Farming is one of Scotland's essential industries. It helps us to feed ourselves, preserves and acts as the guardian of our countryside, makes our land productive, and employs and invests in rural communities.

But running a farm is tough right now. Those doing so are devotedly working in a sector which is under attack in a whole number of ways, from supply chain issues and low prices forced by the big supermarkets through to concern that the Tories at Westminster want to end the direct support payments which are so vital.

And at present, there's another worry.  Farmers are concerned about the speed at which they're receiving these payments from Europe, made under the Common Agricultural Policy. This year the money hasn't come through as quickly as they'd have liked or expected.

It's an issue which everyone is trying to solve - and, contrary to statements by some other politicians, it's not all the fault of the Scottish Government. The fact is that the way in which CAP is now being administered at the behest of Brussels has changed radically, and everyone is still trying to catch up with that.
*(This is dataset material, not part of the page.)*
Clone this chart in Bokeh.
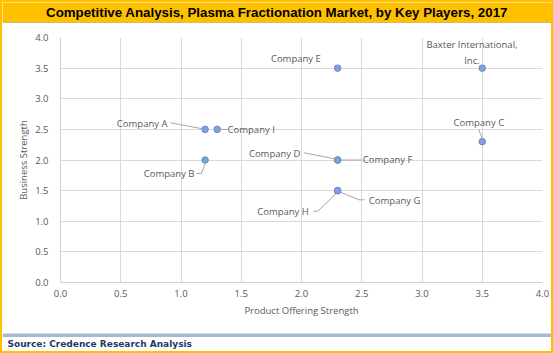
from bokeh.plotting import figure
from bokeh.models import Range1d, FixedTicker, NumeralTickFormatter, ColumnDataSource
from bokeh.layouts import column
from bokeh.core.properties import value
from bokeh.embed import file_html
from bokeh.resources import INLINE

# ---------------- data ----------------
companies = ["Company A", "Company I", "Company B", "Company E",
             "Baxter International,\nInc.", "Company C", "Company D",
             "Company F", "Company G", "Company H"]
product_offering = [1.2, 1.3, 1.2, 2.3, 3.5, 3.5, 2.3, 2.3, 2.3, 2.3]
business_strength = [2.5, 2.5, 2.0, 3.5, 3.5, 2.3, 2.0, 2.0, 1.5, 1.5]
tick_values = [0.0, 0.5, 1.0, 1.5, 2.0, 2.5, 3.0, 3.5, 4.0]
title_text = "Competitive Analysis, Plasma Fractionation Market, by Key Players, 2017"
source_text = "Source: Credence Research Analysis"
x_label = "Product Offering Strength"
y_label = "Business Strength"

# ---------------- label layout (screen px offsets from the point, +y down) ----------------
label_dx = [-37.6, 10.4, -10.6, -41.8, -10.3, -3.4, -37.2, 25.2, 31.2, -28.8]
label_dy = [-6.0, 0.0, 13.5, -9.3, -15.6, -19.4, -6.8, -0.2, 9.6, 20.6]
label_align = ["right", "left", "right", "center", "center", "center",
               "right", "left", "left", "right"]
leader_px = [
    [(-34.6, -6.6), (-2.9, -0.6)],
    [(3.5, 0.0), (10.0, 0.0)],
    [(-8.6, 13.5), (-3.6, 13.5), (0.0, 3.5)],
    [],
    [],
    [(-3.4, -11.8), (-0.1, -3.4)],
    [(-33.8, -7.2), (-3.1, -1.2)],
    [(3.5, 0.0), (24.0, 0.0)],
    [(2.9, 1.6), (21.2, 9.2), (27.0, 9.2)],
    [(-24.4, 20.6), (-19.8, 20.6), (-1.1, 2.6)],
]

TEXT_COLOR = "#595959"
GRID_COLOR = "#D9D9D9"
BLUE_LINE = "#4F73A8"
YELLOW = "#FFC000"

FRAME_W, FRAME_H = 482, 245
X0, X1, Y0, Y1 = 0.0, 4.0, 0.0, 4.0
px_x = FRAME_W / (X1 - X0)
px_y = FRAME_H / (Y1 - Y0)

# ---------------- title band ----------------
tf = figure(width=549, height=21, x_range=Range1d(0, 1), y_range=Range1d(0, 1),
            toolbar_location=None, output_backend="svg",
            x_axis_type=None, y_axis_type=None, frame_align=False,
            min_border_left=0, min_border_right=0, min_border_top=0, min_border_bottom=1)
tf.grid.visible = False
tf.outline_line_color = None
tf.background_fill_color = YELLOW
tf.border_fill_color = BLUE_LINE
tf.text(x=[0.5], y=[0.5], text=[title_text], text_align="center", text_baseline="middle",
        text_font=value("Liberation Sans"), text_font_style="bold",
        text_font_size="13.3px", text_color="#000000")

# ---------------- main chart ----------------
p = figure(width=549, height=310, x_range=Range1d(X0, X1), y_range=Range1d(Y0, Y1),
           toolbar_location=None, output_backend="svg", frame_align=False,
           min_border_left=58, min_border_right=9, min_border_top=14, min_border_bottom=51)
p.outline_line_color = None
p.background_fill_color = "white"
p.border_fill_color = "white"

for ax in (p.xaxis[0], p.yaxis[0]):
    ax.ticker = FixedTicker(ticks=tick_values)
    ax.formatter = NumeralTickFormatter(format="0.0")
    ax.major_tick_out = 0
    ax.major_tick_in = 0
    ax.minor_tick_out = 0
    ax.minor_tick_in = 0
    ax.axis_line_color = "#CFCFCF"
    ax.major_label_text_color = TEXT_COLOR
    ax.major_label_text_font = "Open Sans"
    ax.major_label_text_font_size = "9.5px"
    ax.axis_label_text_color = TEXT_COLOR
    ax.axis_label_text_font = "Open Sans"
    ax.axis_label_text_font_size = "9.5px"
    ax.axis_label_text_font_style = "normal"

p.xaxis.axis_label = x_label
p.yaxis.axis_label = y_label
p.xaxis.major_label_standoff = 7
p.xaxis.axis_label_standoff = 4
p.yaxis.major_label_standoff = 12
p.yaxis.axis_label_standoff = 2

for g in (p.xgrid[0], p.ygrid[0]):
    g.ticker = FixedTicker(ticks=tick_values)
    g.grid_line_color = GRID_COLOR
    g.grid_line_width = 1

# leader lines
lx, ly = [], []
for xv, yv, pts in zip(product_offering, business_strength, leader_px):
    if not pts:
        continue
    lx.append([xv + dx / px_x for dx, dy in pts])
    ly.append([yv - dy / px_y for dx, dy in pts])
p.multi_line(xs=lx, ys=ly, line_color="#A6A6A6", line_width=1)

# points
src = ColumnDataSource(dict(x=product_offering, y=business_strength, name=companies))
p.scatter("x", "y", source=src, size=6.5, fill_color="#7FA2D8", line_color="#6389C6", line_width=1)

# labels
tx = [xv + dx / px_x for xv, dx in zip(product_offering, label_dx)]
ty = [yv - dy / px_y for yv, dy in zip(business_strength, label_dy)]
lab = ColumnDataSource(dict(x=tx, y=ty, text=companies, align=label_align))
p.text("x", "y", text="text", source=lab, text_align="align", text_baseline="middle",
       text_font=value("Open Sans"), text_font_size="9.5px", text_color=TEXT_COLOR,
       text_line_height=1.25)

# ---------------- source band ----------------
sf = figure(width=549, height=18, x_range=Range1d(0, 549), y_range=Range1d(0, 18),
            toolbar_location=None, output_backend="svg", frame_align=False,
            x_axis_type=None, y_axis_type=None,
            min_border_left=0, min_border_right=0, min_border_top=0, min_border_bottom=0)
sf.grid.visible = False
sf.outline_line_color = None
sf.background_fill_color = "white"
sf.border_fill_color = "white"
sf.quad(left=[0, 0], right=[549, 549], bottom=[17, 15], top=[18, 16],
        fill_color=BLUE_LINE, line_color=None)
sf.text(x=[5], y=[7.5], text=[source_text], text_align="left", text_baseline="middle",
        text_font=value("DejaVu Sans"), text_font_style="bold", text_font_size="9px",
        text_color="#1F3864")

layout = column(tf, p, sf, spacing=0,
                styles={"border": "2px solid " + YELLOW})

open("out.html", "w").write(file_html(layout, INLINE))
The move to an area-based scheme - a big change - has been challenging and costly and delivery hasn't been easy. When England moved to it in 2005/6, payments to farmers were badly delayed, with just four per cent receiving money by the following March.

By contrast, here in Scotland, the Scottish Government has done a lot better. Over 50 per cent of farmers have now received their first payments. 

Yes, people in the industry have become accustomed to getting their money by December, but in fact delivery of the payment doesn't actually have to be made until the end of June.

 That having been said, everyone is pulling out all the stops - the Scottish Cabinet Secretary for Rural Affairs, Richard Lochhead, is fully committed to sending out support money as soon as possible, with extra delivery staff having been recruited and officials working seven days a week to facilitate payments.